Malgré toutes ces dissensions religieuses et l’apparition d’un nationalisme lié à l’émergence subite des grands blocs nationaux, une République des Lettres résultant du partage indivis entre les intellectuels européens des sources littéraires antiques, majorées de lectures critiques et d’œuvres originales, maintient la cohésion culturelle européenne, à travers un réseau d’échange et de partage étroit d’informations. Ce maillage qui prend forme dès la Renaissance sert de terreau favorable à l’apparition de l’Esprit philosophique qui allumera, en langue française, les Lumières de l’Europe.

Colonisation et exotisme


La colonisation européenne des Amériques, de l’Asie et de l’Afrique, et surtout l’esclavage qui s’ensuit, ouvrent les horizons d’un exotisme moderne, colporté par le roman d’aventure et incarné dans les nouvelles habitudes alimentaires modifiant fortement l’art de vivre européen (thé, café, fraise, chocolat, pomme de terre, etc…). Apparaît alors un goût prononcé pour les civilisations lointaines, traduit dans les arts et la littérature sous des formes divers, et engendrant tout le questionnement lié à l’Humanité, au statut de l’être humain, et à l’égalité, à la fraternité et à la liberté. Le progrès des sciences ouvre également de nouvelles perspectives conditionnant le bonheur humain et laissant entendre que « la science vaincra les ténèbres » de l’obscurantisme religieux. C’est l’objectif que s’assignent les rédacteurs de la colossale entreprise de l’Encyclopédie.

Les Lumières et la Démocratie


Toutes ces nouveautés, accompagnant paradoxalement l’expression d’un pouvoir affaibli par les guerres de successions et les conflits religieux, sont autant d’éléments rassemblés pour ouvrir la voie à la grande révolution culturelle et politique européenne du 18ème siècle: les Droits de l’Homme et la Démocratie. Née dans les affres de la Révolution française, cette nouvelle conception de l’humanité crée un consensus rapide dans toutes les cours européennes et transatlantiques.

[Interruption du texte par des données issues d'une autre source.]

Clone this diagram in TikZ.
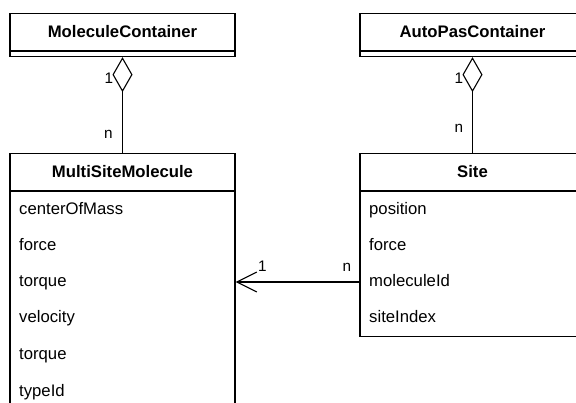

Romantisme et nationalisme, vecteurs de fragmentation


La fin de l’Ancien régime et les idéaux de progrès scientifiques et humain, héritiers de la Révolution, mettent en place une nouvelle société dirigée vers l’industrie et le capital, créant son lot d’injustice, mais bouleversant définitivement l’Europe dans son rapport à la culture. L’art national et personnel, réaction à la culture de cour, et favorisée par le romantisme individualiste, fait également son apparition à travers les journaux. L’Europe entière poursuit un modèle culturel essentiellement urbain et national, tourné autour du loisir, avec ses villes balnéaires, thermales et de plaisance, ses institutions culturelles publiques (musées, opéras, académies, etc…) qui répandront largement la culture en la démocratisant, à travers une expression culturelle nationale toujours plus accrue. A chaque Etat sa culture, ses artistes, ses réalisations, ses institutions et surtout… sa conception de la culture.

Mais ce nationalisme européen, une fois encore, mettra à mal l’unité du paysage culturel européen, créant à travers trois guerres sanglantes (1875 – 1914 – 1940) des oppositions féroces entre blocs germanique et roman.

L’Europe politique et économique, création du 20ème siècle ; l’Europe culturelle, réinvention du 21ème siècle.


Au sortir de la guerre 40, l’Europe est fragmentée, exsangue et défigurée. La naissance forcenée d’une Europe économique et politique s’impose alors comme l’urgente nécessité d’un antidote à la guerre.

Aboutissant aujourd’hui à l’intégration de 27 états, adoptant une monnaie commune, structurant une politique tentaculaire du consensus a minima, l’Europe d’aujourd’hui est en panne, incapable de dessiner plus précisément les contours de son destin. La réconciliation des points de vue culturels est à présent une nécessaire urgence pour rappeler à toutes les composantes politiques et économiques de l’Europe leur passé commun, leurs axes convergents, à travers une politique culturelle européenne volontariste et parfaitement décomplexée. Il est, en effet, temps d’assumer une définition culturelle de l’Europe et dire ce que l’Europe est et ce qu’elle n’est pas. Quitte à déplaire.